Changed to "starting next run"
- It would be nice if you can add a test with config params (may be move code from move into a doMain …)
You mean test the command line flag parsing? (I'm not sold on this -- it seems like it would mostly test whether the flag package works.)
- It would be nice to also have a test with exampleConfigFileWithKeepSerivces also
Added
- Also, it would be nice to create config files in the test and test with mustReadJSON
I'm not convinced. That would mostly test stdlib?
balance.go
- should “if len(config.KeepServiceList.Items) > 0 && config.KeepServiceTypes != nil” be in main.go and do a log.Fatalf? In this case, there won’t be any benefit in sleeping and retrying?
Indeed. Moved that check to a CheckConfig() function so main() can call that before starting the timer loop.
block_state.go
- “ (bsm *BlockStateMap) get “ changes the state on bsm. I think it would help to clarify in it’s comment that caller needs to lock using the mutex (both the current usages are already correctly do so).
Added a comment.
Misc
- I think time_me can be reusable and belongs in the sdk (in the util package?).
Meh, it's 3 LOC -- it's OK where it is, IMO.
Also duration.go does not actually seem to belong in “arvados” sdk package and may belong in the “util” package?
If we want Arvados components to read/write durations as "600s" in JSON docs, an arvados.Duration type seems reasonable.
Also:- no "util" or "misc" packages, please
- duration.go moved to the SDK after you asked for it in note-16...!
- go vet error - can we instead use this in ClearTrashList?

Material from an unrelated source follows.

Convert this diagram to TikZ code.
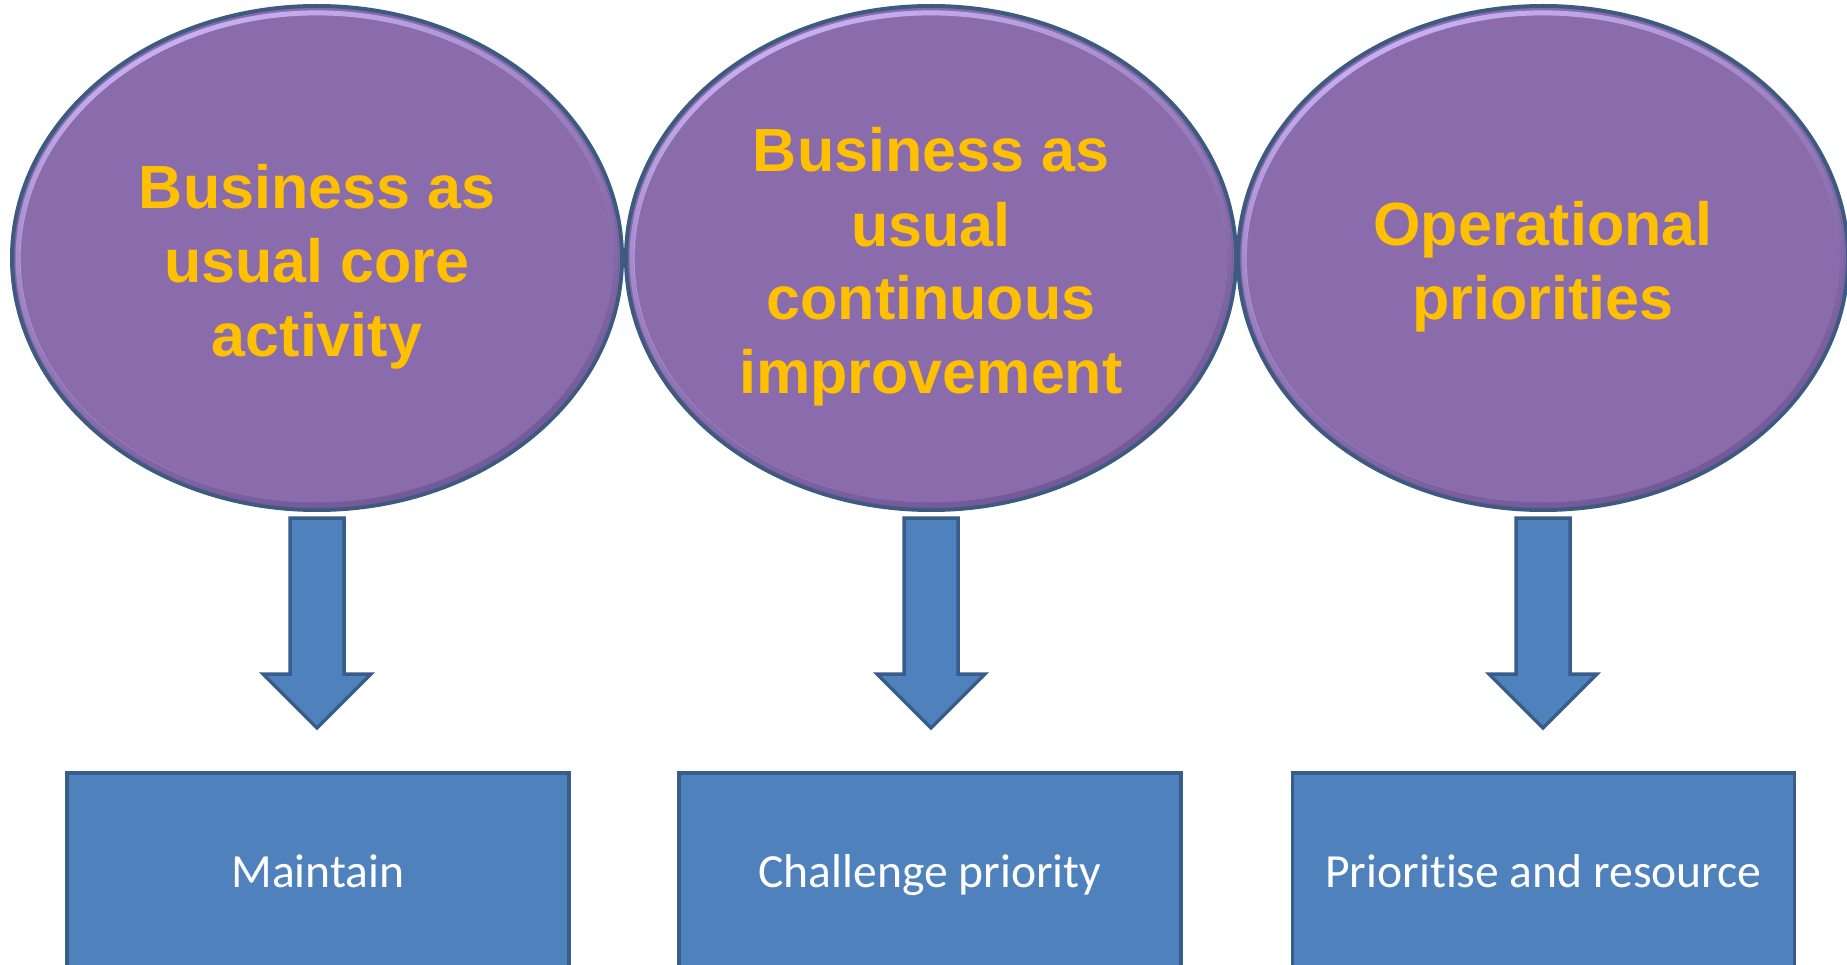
\documentclass[tikz,border=0pt]{standalone}
\usepackage{fontspec}
\setmainfont{Carlito}[RawFeature={-liga;-clig;-calt;-dlig}]
\newfontfamily\headfont{Liberation Sans}
\usetikzlibrary{shapes.geometric,fadings}
\definecolor{purp}{HTML}{8A6CAD}
\definecolor{rim}{HTML}{3D5A80}
\definecolor{lav}{HTML}{C8B0F2}
\definecolor{purpdark}{HTML}{6A5290}
\definecolor{gold}{HTML}{FFC000}
\definecolor{bfill}{HTML}{4F81BD}
\definecolor{bline}{HTML}{385D8A}
\tikzfading[name=fadetop, top color=transparent!0, middle color=transparent!100, bottom color=transparent!100]
\tikzfading[name=fadebot, top color=transparent!100, middle color=transparent!100, bottom color=transparent!30]
\tikzset{
  bubble/.style={ellipse, fill=purp, draw=rim, line width=4pt,
    minimum width=610pt, minimum height=504pt, inner sep=0pt,
    text=gold, font=\headfont\bfseries\fontsize{61}{74}\selectfont, align=center},
  outbox/.style={rectangle, fill=bfill, draw=bline, line width=3.5pt,
    minimum width=502pt, minimum height=204pt, inner sep=0pt,
    text=white, font=\fontsize{47.6}{57}\selectfont,
    text height=34pt, text depth=10pt},
  blockarrow/.style={fill=bfill, draw=bline, line width=3.5pt, line join=miter},
  hilite/.style={lav, line width=5pt, path fading=fadetop, fading angle=30},
  lowlite/.style={purpdark, line width=6pt, path fading=fadebot, fading angle=20}
}
\newcommand{\firstl}{\rule{0pt}{65pt}}
\newcommand{\lastl}{\rule[-15pt]{0pt}{15pt}}
\begin{document}
\begin{tikzpicture}[x=1pt,y=-1pt]
\fill[white] (0,0) rectangle (1847,965);
\useasboundingbox (0,0) rectangle (1847,965);

\node[bubble] (e1) at (317,258) {\firstl Business as\\usual core\\activity\lastl};
\node[bubble] (e2) at (931,258) {\firstl Business as\\usual\\continuous\\improvement\lastl};
\node[bubble] (e3) at (1543,258) {\firstl Operational\\priorities\lastl};

\foreach \n in {e1,e2,e3}{
  \draw[hilite] (\n.center) ellipse [x radius=299pt, y radius=246pt];
  \draw[lowlite] (\n.center) ellipse [x radius=300pt, y radius=247pt];
}

\node[outbox] (r1) at (318,875) {Maintain};
\node[outbox] (r2) at (930,875) {Challenge priority};
\node[outbox] (r3) at (1543.5,875) {Priorit\kern0pt ise and resource};

\foreach \cx/\n in {317/a1,931/a2,1543/a3}{
  \coordinate (\n) at (\cx,728);
  \draw[blockarrow] (\cx-27,518) -- (\cx+27,518) -- (\cx+27,674)
     -- (\cx+54,674) -- (\n) -- (\cx-54,674) -- (\cx-27,674) -- cycle;
}
\end{tikzpicture}
\end{document}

Changed it to a *ChangeSet so callers can clear it by assigning a zero value, instead of by clearing only the public fields.
- 2 test issues
Any further clues? :)
Now at 335f749
Updated by Radhika Chippada over 8 years ago
- The usage and other comments are much easier to read and follow now. Thanks.
- Please run go fmt (2 files)
- Failing tests: Here is the error when I run keep-balance using run-tests (after a fresh install)
********** Running services/keep-balance tests ********** 2016/05/30 21:16:19 authSettings: map[ARVADOS_API_HOST:0.0.0.0:38472 ARVADOS_API_HOST_INSECURE:true ARVADOS_API_TOKEN:4axaw8zxe0qm22wa6urpp5nskcne8z88cvbupv653y1njyi05h] Traceback (most recent call last): File "run_test_server.py", line 723, in <module> run_keep(enforce_permissions=args.keep_enforce_permissions, num_servers=args.num_keep_servers) File "run_test_server.py", line 409, in run_keep port = _start_keep(d, keep_args) File "run_test_server.py", line 369, in _start_keep keep_cmd, stdin=open('/dev/null'), stdout=logf, stderr=logf, close_fds=True) File "/usr/lib/python2.7/subprocess.py", line 710, in __init__ errread, errwrite) File "/usr/lib/python2.7/subprocess.py", line 1335, in _execute_child raise child_exception OSError: [Errno 2] No such file or directory ---------------------------------------------------------------------- FAIL: integration_test.go:27: integrationSuite.SetUpSuite integration_test.go:43: s.putReplicas(c, "foo", 4) integration_test.go:50: c.Assert(err, check.IsNil) ... value *errors.errorString = &errors.errorString{s:"Could not write sufficient replicas"} ("Could not write sufficient replicas") OOPS: 19 passed, 1 FAILED, 1 MISSED --- FAIL: Test (7.92s) FAIL coverage: 78.1% of statements FAIL git.curoverse.com/arvados.git/services/keep-balance 7.942s ********** !!!!!! services/keep-balance tests FAILED !!!!!! **********
- Please change the category on this ticket to [keep] or [keep-balance]
Updated by Tom Clegg over 8 years ago
Radhika Chippada wrote:
- Please run go fmt (2 files)
Done
- Failing tests: Here is the error when I run keep-balance using run-tests (after a fresh install)
Aha. Couldn't run keepstore, because keepstore install failed, because I hadn't merged master to sync with the latest azure-sdk-for-go. Should be fixed now.
Updated by Tom Clegg over 8 years ago
- Status changed from In Progress to Resolved
- % Done changed from 88 to 100
Applied in changeset arvados|commit:c900f416c36cd74675c5bf4c33ad1dbe5d1e78fa.